INSTRUCTION: From the listing below, output the lines between the one with "Output the Python" and the one with "from matplotlib.textpath import TextPath", including those two, and nothing else. Pictures are not copied.

THE RECORDS:
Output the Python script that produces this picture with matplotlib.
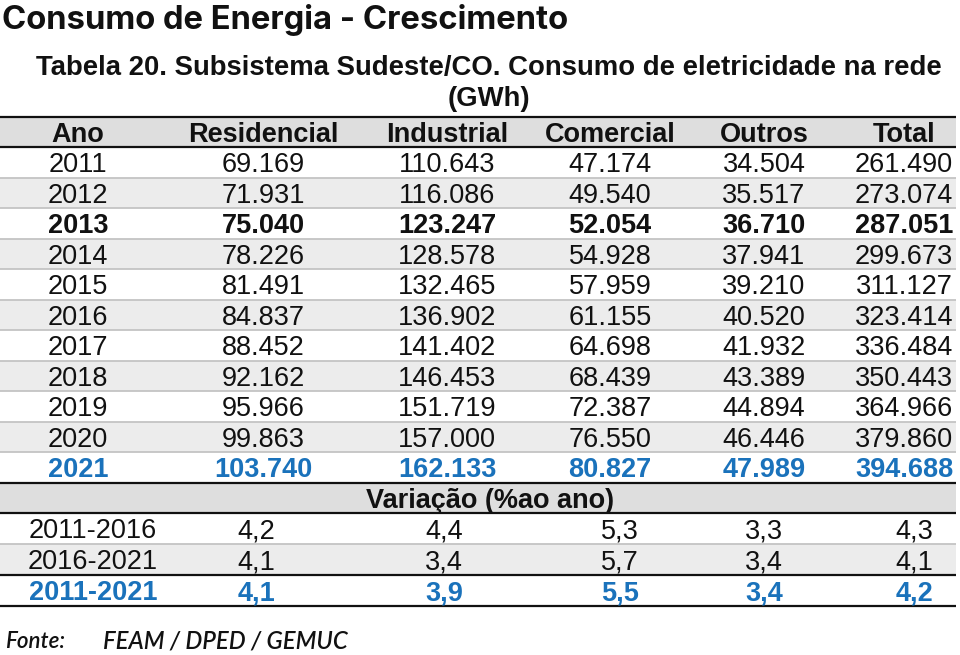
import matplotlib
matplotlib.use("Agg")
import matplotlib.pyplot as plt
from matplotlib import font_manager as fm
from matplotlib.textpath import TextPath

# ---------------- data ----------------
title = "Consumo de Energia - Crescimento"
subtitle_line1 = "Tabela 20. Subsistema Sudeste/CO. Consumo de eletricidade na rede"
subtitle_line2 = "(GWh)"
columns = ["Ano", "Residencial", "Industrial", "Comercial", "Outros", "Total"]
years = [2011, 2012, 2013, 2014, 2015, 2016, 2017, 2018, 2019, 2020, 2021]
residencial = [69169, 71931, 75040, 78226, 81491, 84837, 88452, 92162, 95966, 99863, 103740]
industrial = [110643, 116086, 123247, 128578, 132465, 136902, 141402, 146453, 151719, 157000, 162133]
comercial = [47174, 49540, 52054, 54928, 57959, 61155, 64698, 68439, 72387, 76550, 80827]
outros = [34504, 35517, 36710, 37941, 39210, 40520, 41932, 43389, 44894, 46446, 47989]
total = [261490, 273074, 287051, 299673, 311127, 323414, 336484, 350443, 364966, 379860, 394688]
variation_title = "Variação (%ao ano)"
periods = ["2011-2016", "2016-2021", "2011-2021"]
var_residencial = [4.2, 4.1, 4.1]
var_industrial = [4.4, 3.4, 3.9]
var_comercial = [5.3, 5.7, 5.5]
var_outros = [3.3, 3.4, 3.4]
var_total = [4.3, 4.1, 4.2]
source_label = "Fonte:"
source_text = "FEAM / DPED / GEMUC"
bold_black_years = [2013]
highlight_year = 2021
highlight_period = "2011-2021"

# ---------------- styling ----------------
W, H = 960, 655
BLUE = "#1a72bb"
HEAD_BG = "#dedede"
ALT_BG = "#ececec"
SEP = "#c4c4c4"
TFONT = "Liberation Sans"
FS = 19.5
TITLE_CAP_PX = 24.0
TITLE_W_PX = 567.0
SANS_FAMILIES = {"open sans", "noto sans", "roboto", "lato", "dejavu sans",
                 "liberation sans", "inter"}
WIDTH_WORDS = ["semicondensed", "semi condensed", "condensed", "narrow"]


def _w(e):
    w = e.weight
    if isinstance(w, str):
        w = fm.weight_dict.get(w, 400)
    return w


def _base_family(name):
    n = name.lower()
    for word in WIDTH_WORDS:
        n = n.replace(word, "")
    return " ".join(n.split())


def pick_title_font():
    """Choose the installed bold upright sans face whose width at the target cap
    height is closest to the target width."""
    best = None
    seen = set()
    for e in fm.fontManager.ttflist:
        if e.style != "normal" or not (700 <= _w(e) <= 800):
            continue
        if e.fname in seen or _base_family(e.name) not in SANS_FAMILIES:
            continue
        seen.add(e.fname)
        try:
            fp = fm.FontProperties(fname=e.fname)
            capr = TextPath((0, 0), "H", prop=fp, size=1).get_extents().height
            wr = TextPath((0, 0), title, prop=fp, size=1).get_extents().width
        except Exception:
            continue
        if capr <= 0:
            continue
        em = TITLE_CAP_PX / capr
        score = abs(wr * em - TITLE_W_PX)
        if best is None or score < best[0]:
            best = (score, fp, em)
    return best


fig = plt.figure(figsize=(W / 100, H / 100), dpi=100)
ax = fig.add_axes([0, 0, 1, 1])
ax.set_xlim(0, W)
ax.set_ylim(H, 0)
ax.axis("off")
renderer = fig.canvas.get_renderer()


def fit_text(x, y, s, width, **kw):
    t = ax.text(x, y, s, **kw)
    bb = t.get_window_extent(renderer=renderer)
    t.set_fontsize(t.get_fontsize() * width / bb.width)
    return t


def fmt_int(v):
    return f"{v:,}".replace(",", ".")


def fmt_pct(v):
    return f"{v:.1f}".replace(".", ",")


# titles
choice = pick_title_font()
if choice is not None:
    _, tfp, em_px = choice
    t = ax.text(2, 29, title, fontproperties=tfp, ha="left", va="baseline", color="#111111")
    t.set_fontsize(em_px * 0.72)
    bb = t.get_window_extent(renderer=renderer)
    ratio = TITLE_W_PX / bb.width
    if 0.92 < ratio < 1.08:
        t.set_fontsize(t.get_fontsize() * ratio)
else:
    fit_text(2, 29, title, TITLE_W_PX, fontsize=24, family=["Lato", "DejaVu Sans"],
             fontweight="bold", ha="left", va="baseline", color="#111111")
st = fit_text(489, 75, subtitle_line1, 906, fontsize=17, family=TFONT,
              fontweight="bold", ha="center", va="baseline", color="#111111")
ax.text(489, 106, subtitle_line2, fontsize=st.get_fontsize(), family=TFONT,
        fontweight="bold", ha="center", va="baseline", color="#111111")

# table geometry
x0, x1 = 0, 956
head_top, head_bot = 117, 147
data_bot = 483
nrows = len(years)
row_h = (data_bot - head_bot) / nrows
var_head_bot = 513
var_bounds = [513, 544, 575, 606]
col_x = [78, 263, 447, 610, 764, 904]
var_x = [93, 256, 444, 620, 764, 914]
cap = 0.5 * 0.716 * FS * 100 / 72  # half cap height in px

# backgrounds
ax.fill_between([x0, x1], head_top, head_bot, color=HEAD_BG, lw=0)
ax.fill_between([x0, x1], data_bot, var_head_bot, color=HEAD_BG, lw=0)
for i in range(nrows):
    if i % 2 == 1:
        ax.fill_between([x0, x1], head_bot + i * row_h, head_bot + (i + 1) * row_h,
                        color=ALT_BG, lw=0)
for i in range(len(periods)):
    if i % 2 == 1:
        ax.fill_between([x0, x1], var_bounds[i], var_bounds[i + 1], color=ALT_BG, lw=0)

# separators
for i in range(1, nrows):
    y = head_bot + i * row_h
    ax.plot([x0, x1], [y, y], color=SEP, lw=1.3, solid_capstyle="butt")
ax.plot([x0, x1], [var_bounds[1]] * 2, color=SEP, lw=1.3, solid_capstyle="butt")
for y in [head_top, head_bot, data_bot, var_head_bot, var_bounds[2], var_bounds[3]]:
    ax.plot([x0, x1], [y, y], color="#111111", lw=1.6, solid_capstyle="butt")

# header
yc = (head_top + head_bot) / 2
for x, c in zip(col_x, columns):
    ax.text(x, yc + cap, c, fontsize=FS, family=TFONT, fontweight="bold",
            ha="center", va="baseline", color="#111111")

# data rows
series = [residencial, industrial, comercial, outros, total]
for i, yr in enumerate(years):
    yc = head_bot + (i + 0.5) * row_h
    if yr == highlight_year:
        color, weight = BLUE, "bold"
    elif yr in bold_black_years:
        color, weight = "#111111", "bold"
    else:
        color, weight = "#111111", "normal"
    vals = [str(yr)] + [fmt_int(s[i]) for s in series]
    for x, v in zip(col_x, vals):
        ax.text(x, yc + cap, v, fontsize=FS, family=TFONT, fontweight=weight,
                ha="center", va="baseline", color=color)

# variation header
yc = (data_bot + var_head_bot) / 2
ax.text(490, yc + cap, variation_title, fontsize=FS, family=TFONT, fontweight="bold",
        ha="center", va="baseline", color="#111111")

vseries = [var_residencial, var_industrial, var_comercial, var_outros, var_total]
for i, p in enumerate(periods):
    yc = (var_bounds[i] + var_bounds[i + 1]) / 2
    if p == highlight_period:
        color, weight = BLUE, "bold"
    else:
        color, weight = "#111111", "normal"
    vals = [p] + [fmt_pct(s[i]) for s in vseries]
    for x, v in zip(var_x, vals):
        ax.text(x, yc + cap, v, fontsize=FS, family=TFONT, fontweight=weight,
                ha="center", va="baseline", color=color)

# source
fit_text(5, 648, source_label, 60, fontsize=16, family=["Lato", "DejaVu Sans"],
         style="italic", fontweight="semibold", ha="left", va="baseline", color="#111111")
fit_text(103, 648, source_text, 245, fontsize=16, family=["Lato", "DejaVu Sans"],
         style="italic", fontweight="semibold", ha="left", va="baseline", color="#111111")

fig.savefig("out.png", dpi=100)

...

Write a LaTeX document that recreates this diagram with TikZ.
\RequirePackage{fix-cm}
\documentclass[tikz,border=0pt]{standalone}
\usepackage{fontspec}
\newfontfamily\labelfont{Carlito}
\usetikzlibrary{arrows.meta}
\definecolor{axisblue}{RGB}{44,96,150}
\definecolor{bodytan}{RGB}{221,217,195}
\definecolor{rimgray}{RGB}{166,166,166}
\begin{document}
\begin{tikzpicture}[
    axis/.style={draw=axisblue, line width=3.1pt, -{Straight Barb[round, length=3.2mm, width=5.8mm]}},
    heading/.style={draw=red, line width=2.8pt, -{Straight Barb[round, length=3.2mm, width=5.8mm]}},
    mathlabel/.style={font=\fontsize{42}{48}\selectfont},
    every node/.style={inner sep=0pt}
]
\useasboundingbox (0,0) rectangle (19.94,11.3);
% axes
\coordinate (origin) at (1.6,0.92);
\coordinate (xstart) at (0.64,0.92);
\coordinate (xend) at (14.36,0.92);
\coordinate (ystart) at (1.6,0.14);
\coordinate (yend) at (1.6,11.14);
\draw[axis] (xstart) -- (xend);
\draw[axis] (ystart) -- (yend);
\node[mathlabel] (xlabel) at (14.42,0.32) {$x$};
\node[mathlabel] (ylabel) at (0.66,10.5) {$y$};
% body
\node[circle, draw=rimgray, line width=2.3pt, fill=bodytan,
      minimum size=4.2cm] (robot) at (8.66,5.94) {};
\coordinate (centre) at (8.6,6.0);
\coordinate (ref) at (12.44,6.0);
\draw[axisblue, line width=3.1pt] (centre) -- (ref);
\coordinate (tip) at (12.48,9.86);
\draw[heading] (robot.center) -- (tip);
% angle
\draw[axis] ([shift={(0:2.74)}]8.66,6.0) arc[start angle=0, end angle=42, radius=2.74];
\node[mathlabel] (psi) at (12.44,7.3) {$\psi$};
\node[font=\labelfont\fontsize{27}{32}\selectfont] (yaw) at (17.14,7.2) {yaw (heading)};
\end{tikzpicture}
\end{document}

FINAL RESULT:
Output the Python script that produces this picture with matplotlib.
import matplotlib
matplotlib.use("Agg")
import matplotlib.pyplot as plt
from matplotlib import font_manager as fm
from matplotlib.textpath import TextPath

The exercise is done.